Il 13 gennaio 2024 si sono tenute le elezioni generali di Taiwan, sia per la nomina del nuovo Presidente, sia per la formazione del nuovo Yuan legislativo, ovvero il Parlamento monocamerale di Taiwan. Con un’affluenza alle urne del 70,6%, è stata decretata la vittoria del democratico progressista William Lai (Dpp) che ha ottenuto il 40,2% dei voti. Al Parlamento, invece, il Partito Democratico Progressista ha perso consensi e non potrà più godere della maggioranza assoluta dei seggi.
Tutti e tre i candidati, durante la campagna elettorale, hanno dato centralità alla questione dei rapporti con la Cina, che rimane fondamentale a livello nazionale e internazionale.
La linea indipendentista dura di Lai ha avuto la meglio sia sul moderatismo di Hou Yu-ih, candidato del partito Kuomintang (Kmt), che auspica a una riapertura del dialogo con Pechino, sia sul pragmatismo di Ko Wen-je, candidato del Taiwan People’s Party (Tpp). Quest’ultimo propone una “terza via” rispetto ai due partiti tradizionali, che pare però convincere solo i più giovani. Il nuovo Presidente William Lai aveva già esplicitamente chiarito le sue posizioni riguardo alle relazioni con la Cina, senza mai celare il sogno indipendentista. Nel suo discorso da neo-eletto, Lai ha ribadito più cautamente i suoi ideali separatisti, limitandosi a sottolineare la resilienza del popolo di Taiwan di fronte a certe “pressioni esterne”.
Come è noto, in seguito alla Guerra civile che si concluse nel 1949, i nazionalisti sconfitti dai comunisti di Mao Zedong si rifugiarono sull’Isola di Formosa: ciò decretò la separazione delle due Cine, ossia la Repubblica Popolare Cinese (comunista) e la Repubblica di Cina (nazionalista). Dagli anni ‘90 in poi, il distacco identitario e politico tra Cina e Taiwan divenne sempre più evidente, dando vita alle prime tensioni.
Attualmente Pechino continua a considerare Taiwan una provincia ribelle, adottando il cosiddetto “One China Principle”: esiste una sola Cina.
Per il Partito Comunista cinese l’integrità territoriale rimane uno dei capisaldi politici, al punto da negare qualsiasi tipo di rapporto commerciale o politico ai pochi Paesi che hanno riconosciuto ufficialmente Taiwan.

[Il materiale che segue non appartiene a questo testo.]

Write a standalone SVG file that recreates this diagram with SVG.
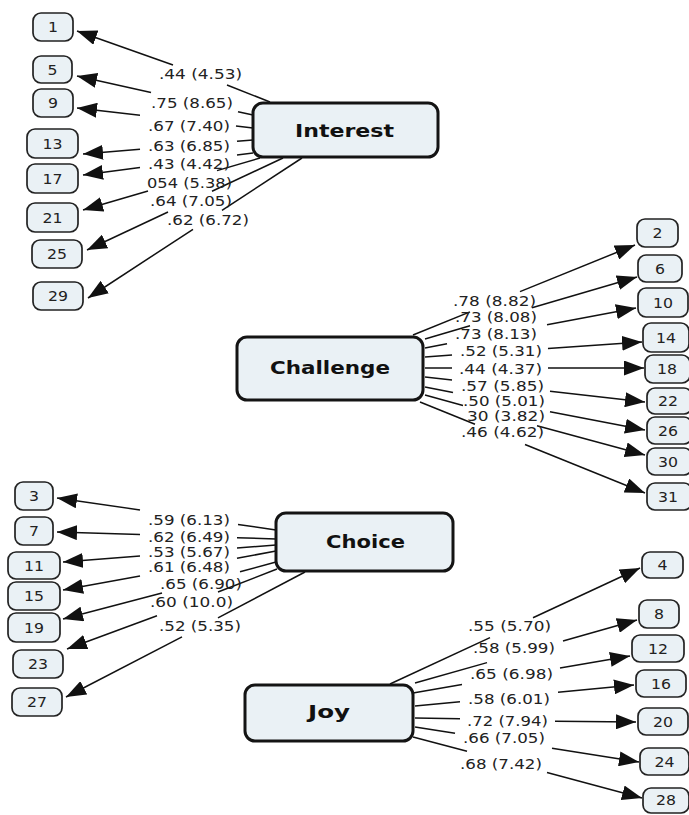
<svg xmlns="http://www.w3.org/2000/svg" width="689" height="815" viewBox="0 0 689 815">
  <style>
    .factor rect { fill: #eaf1f5; stroke: #141414; stroke-width: 3; }
    .factor text { font-family: "DejaVu Sans", Verdana, sans-serif; font-weight: bold; font-size: 17px; fill: #111; }
    .item rect { fill: #eaf1f5; stroke: #222; stroke-width: 1.7; }
    .item text { font-family: "DejaVu Sans", Verdana, sans-serif; font-size: 13.5px; fill: #222; text-anchor: middle; }
    .conn line { stroke: #111; stroke-width: 1.5; fill: none; }
    .lbl text { font-family: "DejaVu Sans", Verdana, sans-serif; font-size: 13.5px; fill: #222; }
  </style>
  <defs>
    <marker id="ah" viewBox="0 0 20 15" refX="20" refY="7.5" markerWidth="20" markerHeight="15" markerUnits="userSpaceOnUse" orient="auto">
      <path d="M0,0 L20,7.5 L0,15 z" fill="#111"/>
    </marker>
  </defs>

  <rect width="689" height="815" fill="#fff"/>

  <!-- connectors: each loading is split around its label; the item end carries the arrowhead -->
  <g id="connectors" class="conn">
    <!-- Interest -->
    <line x1="270" y1="102" x2="227" y2="85"/><line x1="173" y1="65" x2="77" y2="31" marker-end="url(#ah)"/>
    <line x1="253" y1="115" x2="238" y2="111.7"/><line x1="151" y1="92.4" x2="77" y2="76" marker-end="url(#ah)"/>
    <line x1="253" y1="128" x2="236" y2="126"/><line x1="140" y1="115.2" x2="77" y2="108" marker-end="url(#ah)"/>
    <line x1="253" y1="140" x2="237" y2="141.3"/><line x1="140" y1="149.3" x2="83" y2="154" marker-end="url(#ah)"/>
    <line x1="253" y1="153" x2="237" y2="155"/><line x1="140" y1="167.6" x2="83" y2="175" marker-end="url(#ah)"/>
    <line x1="260" y1="158" x2="217" y2="170.6"/><line x1="148" y1="191" x2="83" y2="210" marker-end="url(#ah)"/>
    <line x1="283" y1="158" x2="212" y2="191.3"/><line x1="168" y1="212" x2="87" y2="250" marker-end="url(#ah)"/>
    <line x1="302" y1="158" x2="222" y2="210.3"/><line x1="193" y1="229.3" x2="88" y2="298" marker-end="url(#ah)"/>
    <!-- Challenge -->
    <line x1="413" y1="335" x2="470" y2="311.9"/><line x1="520" y1="291.6" x2="635" y2="245" marker-end="url(#ah)"/>
    <line x1="425" y1="339" x2="470" y2="325.8"/><line x1="532" y1="307.7" x2="637" y2="277" marker-end="url(#ah)"/>
    <line x1="425" y1="348" x2="447" y2="343.8"/><line x1="547" y1="324.8" x2="636" y2="308" marker-end="url(#ah)"/>
    <line x1="425" y1="357" x2="452" y2="355.1"/><line x1="548" y1="348.5" x2="642" y2="342" marker-end="url(#ah)"/>
    <line x1="425" y1="368" x2="452" y2="368"/><line x1="548" y1="368" x2="644" y2="368" marker-end="url(#ah)"/>
    <line x1="425" y1="377" x2="452" y2="380.1"/><line x1="550" y1="391.3" x2="645" y2="402" marker-end="url(#ah)"/>
    <line x1="425" y1="387" x2="453" y2="392.5"/><line x1="550" y1="411.7" x2="645" y2="430" marker-end="url(#ah)"/>
    <line x1="425" y1="395" x2="463" y2="405.5"/><line x1="537" y1="425.8" x2="645" y2="455" marker-end="url(#ah)"/>
    <line x1="420" y1="402" x2="475" y2="424.2"/><line x1="525" y1="444.5" x2="645" y2="493" marker-end="url(#ah)"/>
    <!-- Choice -->
    <line x1="276" y1="530" x2="238" y2="524.4"/><line x1="140" y1="509.9" x2="57" y2="498" marker-end="url(#ah)"/>
    <line x1="276" y1="539" x2="237" y2="537.7"/><line x1="140" y1="534.6" x2="57" y2="532" marker-end="url(#ah)"/>
    <line x1="276" y1="545" x2="237" y2="548.1"/><line x1="140" y1="556" x2="63" y2="562" marker-end="url(#ah)"/>
    <line x1="276" y1="551" x2="237" y2="558.3"/><line x1="140" y1="576.1" x2="63" y2="590" marker-end="url(#ah)"/>
    <line x1="276" y1="562" x2="240" y2="571.8"/><line x1="162" y1="593.1" x2="63" y2="619" marker-end="url(#ah)"/>
    <line x1="277" y1="569" x2="218" y2="592"/><line x1="157" y1="615.8" x2="67" y2="649" marker-end="url(#ah)"/>
    <line x1="305" y1="572" x2="218" y2="617.9"/><line x1="182" y1="636.9" x2="66" y2="697" marker-end="url(#ah)"/>
    <!-- Joy -->
    <line x1="390" y1="684" x2="490" y2="637.6"/><line x1="533" y1="617.7" x2="640" y2="568" marker-end="url(#ah)"/>
    <line x1="415" y1="683" x2="487" y2="662.6"/><line x1="563" y1="641" x2="637" y2="620" marker-end="url(#ah)"/>
    <line x1="413" y1="693" x2="462" y2="684.6"/><line x1="560" y1="667.9" x2="630" y2="656" marker-end="url(#ah)"/>
    <line x1="415" y1="706" x2="460" y2="701.7"/><line x1="558" y1="692.3" x2="634" y2="685" marker-end="url(#ah)"/>
    <line x1="415" y1="718" x2="460" y2="718.8"/><line x1="555" y1="721.3" x2="636" y2="722" marker-end="url(#ah)"/>
    <line x1="415" y1="727" x2="455" y2="733.2"/><line x1="552" y1="748.3" x2="639" y2="762" marker-end="url(#ah)"/>
    <line x1="413" y1="737" x2="467" y2="751.3"/><line x1="547" y1="772.5" x2="642" y2="798" marker-end="url(#ah)"/>
  </g>

  <!-- loading labels: estimate (t value) -->
  <g id="labels" class="lbl">
    <text x="159" y="79" textLength="83" lengthAdjust="spacingAndGlyphs">.44 (4.53)</text>
    <text x="151" y="108" textLength="82" lengthAdjust="spacingAndGlyphs">.75 (8.65)</text>
    <text x="148" y="131" textLength="82" lengthAdjust="spacingAndGlyphs">.67 (7.40)</text>
    <text x="148" y="151" textLength="82" lengthAdjust="spacingAndGlyphs">.63 (6.85)</text>
    <text x="148" y="169" textLength="82" lengthAdjust="spacingAndGlyphs">.43 (4.42)</text>
    <text x="147" y="188" textLength="85" lengthAdjust="spacingAndGlyphs">054 (5.38)</text>
    <text x="150" y="206" textLength="82" lengthAdjust="spacingAndGlyphs">.64 (7.05)</text>
    <text x="167" y="225" textLength="82" lengthAdjust="spacingAndGlyphs">.62 (6.72)</text>

    <text x="453" y="306" textLength="83" lengthAdjust="spacingAndGlyphs">.78 (8.82)</text>
    <text x="455" y="322" textLength="82" lengthAdjust="spacingAndGlyphs">.73 (8.08)</text>
    <text x="455" y="339" textLength="82" lengthAdjust="spacingAndGlyphs">.73 (8.13)</text>
    <text x="460" y="356" textLength="82" lengthAdjust="spacingAndGlyphs">.52 (5.31)</text>
    <text x="459" y="374" textLength="83" lengthAdjust="spacingAndGlyphs">.44 (4.37)</text>
    <text x="461" y="391" textLength="83" lengthAdjust="spacingAndGlyphs">.57 (5.85)</text>
    <text x="463" y="406" textLength="82" lengthAdjust="spacingAndGlyphs">.50 (5.01)</text>
    <text x="467" y="421" textLength="78" lengthAdjust="spacingAndGlyphs">30 (3.82)</text>
    <text x="461" y="437" textLength="83" lengthAdjust="spacingAndGlyphs">.46 (4.62)</text>

    <text x="148" y="525" textLength="82" lengthAdjust="spacingAndGlyphs">.59 (6.13)</text>
    <text x="148" y="542" textLength="82" lengthAdjust="spacingAndGlyphs">.62 (6.49)</text>
    <text x="148" y="557" textLength="82" lengthAdjust="spacingAndGlyphs">.53 (5.67)</text>
    <text x="148" y="572" textLength="82" lengthAdjust="spacingAndGlyphs">.61 (6.48)</text>
    <text x="160" y="589" textLength="82" lengthAdjust="spacingAndGlyphs">.65 (6.90)</text>
    <text x="150" y="607" textLength="83" lengthAdjust="spacingAndGlyphs">.60 (10.0)</text>
    <text x="159" y="631" textLength="82" lengthAdjust="spacingAndGlyphs">.52 (5.35)</text>

    <text x="468" y="631" textLength="83" lengthAdjust="spacingAndGlyphs">.55 (5.70)</text>
    <text x="473" y="653" textLength="82" lengthAdjust="spacingAndGlyphs">.58 (5.99)</text>
    <text x="470" y="679" textLength="83" lengthAdjust="spacingAndGlyphs">.65 (6.98)</text>
    <text x="468" y="704" textLength="82" lengthAdjust="spacingAndGlyphs">.58 (6.01)</text>
    <text x="467" y="726" textLength="81" lengthAdjust="spacingAndGlyphs">.72 (7.94)</text>
    <text x="463" y="743" textLength="82" lengthAdjust="spacingAndGlyphs">.66 (7.05)</text>
    <text x="460" y="769" textLength="82" lengthAdjust="spacingAndGlyphs">.68 (7.42)</text>
  </g>

  <!-- latent factors -->
  <g id="interest" class="factor"><rect x="253" y="103" width="185" height="54" rx="10"/><text x="295" y="137" textLength="99" lengthAdjust="spacingAndGlyphs">Interest</text></g>
  <g id="challenge" class="factor"><rect x="237" y="337" width="186" height="63" rx="10"/><text x="270" y="374" textLength="120" lengthAdjust="spacingAndGlyphs">Challenge</text></g>
  <g id="choice" class="factor"><rect x="276" y="513" width="177" height="58" rx="10"/><text x="326" y="548" textLength="79" lengthAdjust="spacingAndGlyphs">Choice</text></g>
  <g id="joy" class="factor"><rect x="245" y="685" width="168" height="56" rx="10"/><text x="308" y="718" textLength="42" lengthAdjust="spacingAndGlyphs">Joy</text></g>

  <!-- observed items: Interest -->
  <g id="item1" class="item"><rect x="33" y="13" width="40" height="28" rx="8"/><text x="53" y="32" textLength="10" lengthAdjust="spacingAndGlyphs">1</text></g>
  <g id="item5" class="item"><rect x="33" y="56" width="39" height="27" rx="8"/><text x="52.5" y="74.5" textLength="10" lengthAdjust="spacingAndGlyphs">5</text></g>
  <g id="item9" class="item"><rect x="33" y="89" width="40" height="28" rx="8"/><text x="53" y="108" textLength="10" lengthAdjust="spacingAndGlyphs">9</text></g>
  <g id="item13" class="item"><rect x="27" y="129" width="51" height="29" rx="8"/><text x="52.5" y="148.5" textLength="20" lengthAdjust="spacingAndGlyphs">13</text></g>
  <g id="item17" class="item"><rect x="27" y="164" width="51" height="29" rx="8"/><text x="52.5" y="183.5" textLength="20" lengthAdjust="spacingAndGlyphs">17</text></g>
  <g id="item21" class="item"><rect x="27" y="203" width="51" height="29" rx="8"/><text x="52.5" y="222.5" textLength="20" lengthAdjust="spacingAndGlyphs">21</text></g>
  <g id="item25" class="item"><rect x="32" y="240" width="50" height="28" rx="8"/><text x="57" y="259" textLength="20" lengthAdjust="spacingAndGlyphs">25</text></g>
  <g id="item29" class="item"><rect x="33" y="282" width="50" height="28" rx="8"/><text x="58" y="301" textLength="20" lengthAdjust="spacingAndGlyphs">29</text></g>

  <!-- observed items: Challenge -->
  <g id="item2" class="item"><rect x="637" y="219" width="41" height="28" rx="8"/><text x="657.5" y="238" textLength="10" lengthAdjust="spacingAndGlyphs">2</text></g>
  <g id="item6" class="item"><rect x="638" y="255" width="44" height="27" rx="8"/><text x="660" y="273.5" textLength="10" lengthAdjust="spacingAndGlyphs">6</text></g>
  <g id="item10" class="item"><rect x="638" y="288" width="50" height="29" rx="8"/><text x="663" y="307.5" textLength="20" lengthAdjust="spacingAndGlyphs">10</text></g>
  <g id="item14" class="item"><rect x="643" y="323" width="46" height="29" rx="8"/><text x="666" y="342.5" textLength="20" lengthAdjust="spacingAndGlyphs">14</text></g>
  <g id="item18" class="item"><rect x="645" y="355" width="45" height="28" rx="8"/><text x="667" y="374" textLength="20" lengthAdjust="spacingAndGlyphs">18</text></g>
  <g id="item22" class="item"><rect x="647" y="388" width="45" height="26" rx="8"/><text x="668" y="406" textLength="20" lengthAdjust="spacingAndGlyphs">22</text></g>
  <g id="item26" class="item"><rect x="647" y="417" width="45" height="27" rx="8"/><text x="668" y="435.5" textLength="20" lengthAdjust="spacingAndGlyphs">26</text></g>
  <g id="item30" class="item"><rect x="647" y="448" width="45" height="27" rx="8"/><text x="668" y="466.5" textLength="20" lengthAdjust="spacingAndGlyphs">30</text></g>
  <g id="item31" class="item"><rect x="647" y="483" width="45" height="27" rx="8"/><text x="668" y="501.5" textLength="20" lengthAdjust="spacingAndGlyphs">31</text></g>

  <!-- observed items: Choice -->
  <g id="item3" class="item"><rect x="15" y="482" width="38" height="28" rx="8"/><text x="34" y="501" textLength="10" lengthAdjust="spacingAndGlyphs">3</text></g>
  <g id="item7" class="item"><rect x="15" y="517" width="38" height="28" rx="8"/><text x="34" y="536" textLength="10" lengthAdjust="spacingAndGlyphs">7</text></g>
  <g id="item11" class="item"><rect x="8" y="552" width="52" height="27" rx="8"/><text x="34" y="570.5" textLength="20" lengthAdjust="spacingAndGlyphs">11</text></g>
  <g id="item15" class="item"><rect x="8" y="582" width="52" height="28" rx="8"/><text x="34" y="601" textLength="20" lengthAdjust="spacingAndGlyphs">15</text></g>
  <g id="item19" class="item"><rect x="8" y="613" width="52" height="29" rx="8"/><text x="34" y="632.5" textLength="20" lengthAdjust="spacingAndGlyphs">19</text></g>
  <g id="item23" class="item"><rect x="13" y="650" width="50" height="28" rx="8"/><text x="38" y="669" textLength="20" lengthAdjust="spacingAndGlyphs">23</text></g>
  <g id="item27" class="item"><rect x="12" y="688" width="50" height="28" rx="8"/><text x="37" y="707" textLength="20" lengthAdjust="spacingAndGlyphs">27</text></g>

  <!-- observed items: Joy -->
  <g id="item4" class="item"><rect x="642" y="552" width="41" height="26" rx="8"/><text x="662.5" y="570" textLength="10" lengthAdjust="spacingAndGlyphs">4</text></g>
  <g id="item8" class="item"><rect x="639" y="600" width="40" height="28" rx="8"/><text x="659" y="619" textLength="10" lengthAdjust="spacingAndGlyphs">8</text></g>
  <g id="item12" class="item"><rect x="632" y="635" width="52" height="27" rx="8"/><text x="658" y="653.5" textLength="20" lengthAdjust="spacingAndGlyphs">12</text></g>
  <g id="item16" class="item"><rect x="636" y="670" width="50" height="27" rx="8"/><text x="661" y="688.5" textLength="20" lengthAdjust="spacingAndGlyphs">16</text></g>
  <g id="item20" class="item"><rect x="638" y="708" width="50" height="27" rx="8"/><text x="663" y="726.5" textLength="20" lengthAdjust="spacingAndGlyphs">20</text></g>
  <g id="item24" class="item"><rect x="640" y="748" width="49" height="27" rx="8"/><text x="664.5" y="766.5" textLength="20" lengthAdjust="spacingAndGlyphs">24</text></g>
  <g id="item28" class="item"><rect x="643" y="788" width="46" height="25" rx="8"/><text x="666" y="805" textLength="20" lengthAdjust="spacingAndGlyphs">28</text></g>
</svg>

Il neo-eletto Presidente Lai, oltre alle tensioni con la Cina, si ritroverà al centro delle rivalità tra quest’ultima e gli Stati Uniti. Nei rapporti con Taiwan, gli USA adottano una linea politica definita “One China policy”, con la quale formalmente riconoscono una sola Cina, ma continuando a sostenere l’autonomia di Taiwan, specialmente attraverso l’invio di armi. L’obiettivo è quello di garantire la stabilità della regione. In seguito alla pubblicazione dei risultati delle elezioni, il Governo cinese ha subito ribadito che la vittoria della linea indipendentista non costituirà un ostacolo per la riunificazione, ritenuta inevitabile da Pechino.
Oltre ai rapporti con le due superpotenze, i cittadini di Taiwan si aspettano dal nuovo Presidente una certa attenzione verso alcune questioni economiche e sociali interne, come ad esempio il prezzo delle case, la questione energetica, il salario minimo e l’istruzione.
Per quanto riguarda l’economia, il ruolo dei microchip è divenuto oggetto di dibattito politico: Taiwan è il leader mondiale nella produzione di microchip, fondamentali in svariati ambiti, in particolare per la difesa e l’intelligenza artificiale. Le manovre di esternalizzazione in diversi Paesi del colosso taiwanese TMSC hanno destato timore nella popolazione taiwanese, che non vuole rinunciare alla posizione fondamentale ricoperta in questo settore da Taiwan.